Saturday, 30 October 2010

Tears all around


Khartoum’s para-NCP press has lately found quite a hit in the person of Ikhlas Salah-Eldin Garang. The before largely unknown SPLM activist surfaced during a rally organised by the official women union to which a fellow Southern Sudanese, Sarah Elija, has been recently elected Secretary General. Last week Ms Garang’s emotional pro-unity speech gained prominence since it apparently itched NCP vice-chairman Nafie Ali Nafie’s already troubled heart forcing precious tears down his cheeks. The last to speak Nafie picked up on Ikhlas’s talk calling it a glimpse of hope. A day or so later another paper quoted Ikhlas saying that unity is a political decision that can be made within 6 hours, however this time she was described as a leading figure in the SPLM.
Nafie’s tears are not without precedent, a month or so ago Ibrahim Ghandoor, another NCP commissar of lesser relevance, shed unity tears before a rally of the workers union. I guess now we have good reasons to wait for Ali Osman Taha’s unity tears, and may be even Bashir’s. Press reports eloquently detailed the significance and truthfulness of tears as the ultimate evidence of commitment particularly coming from prominent men of power. Patching the reports together one could tap an emerging political economy of tears. If ruthless NCP strongmen like Nafie can be overcome by emotion for the sake of the nationalist cause so can the SPLM’s figureheads. Pagan Amum listening to the tune of South Sudan’s proposed national anthem was also reportedly overpowered by secession tears. Frankly though this tears economy is setting demanding standards.  It would be really asking too much if the finance minister presenting the annual budget would have to break into tears to prove the case for a tax raise, or if the education minister would have to sob to the council of ministers when asking for badly needed funds. The opposition I suppose would have to organise mass demonstrations of crying citizens!

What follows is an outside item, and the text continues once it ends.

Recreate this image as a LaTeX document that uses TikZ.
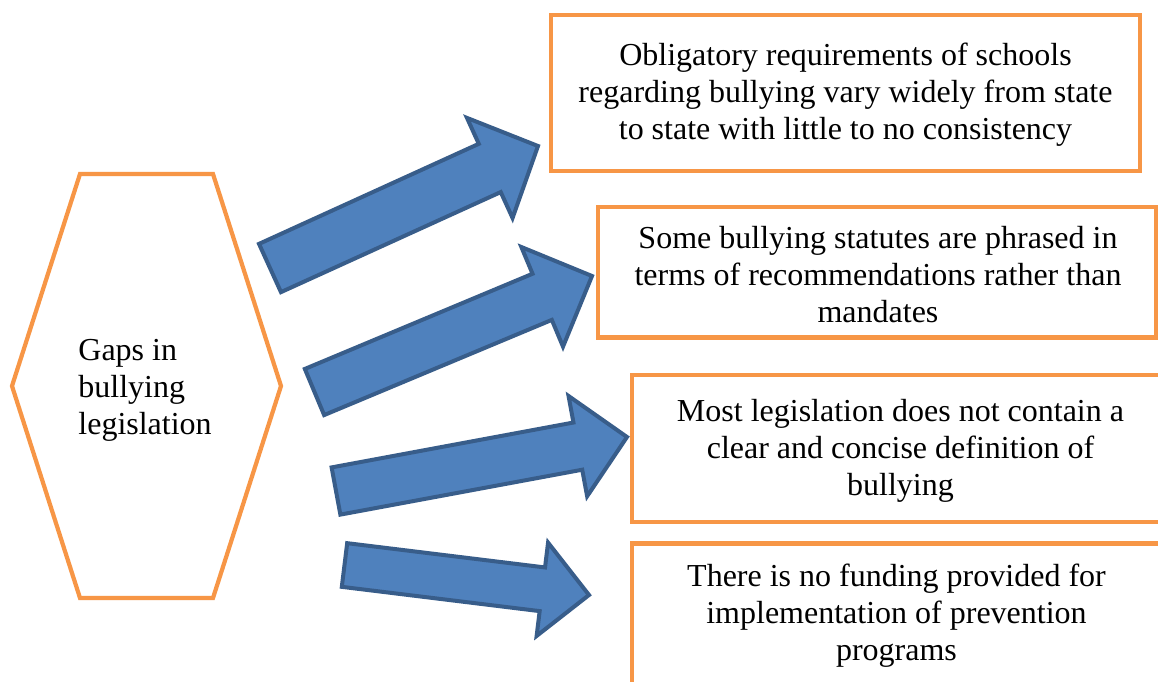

In her sobbing Nafie speech Ikhlas Garang made quite a valid point.  She enquired about a ‘blood and kin’ commission in the calculated CPA referring to the inseparable North-South intermix. The same could be generally said about Sudanese-Ethiopian, Sudanese-Chadian, and Sudanese-Egyptian relationships. In all cases state borders slice through a rich and continuous history of population intermixture and exchange. The point though is the violence of state-making as such. To Messrs Nafie, Ghandour, and fellow sobbing gentlemen, what led to your failure in forging a unified country over the geography of the Sudan you inherited will likewise hamper your fantasy of a North Sudan, the flipside of a fantasy is a nightmare.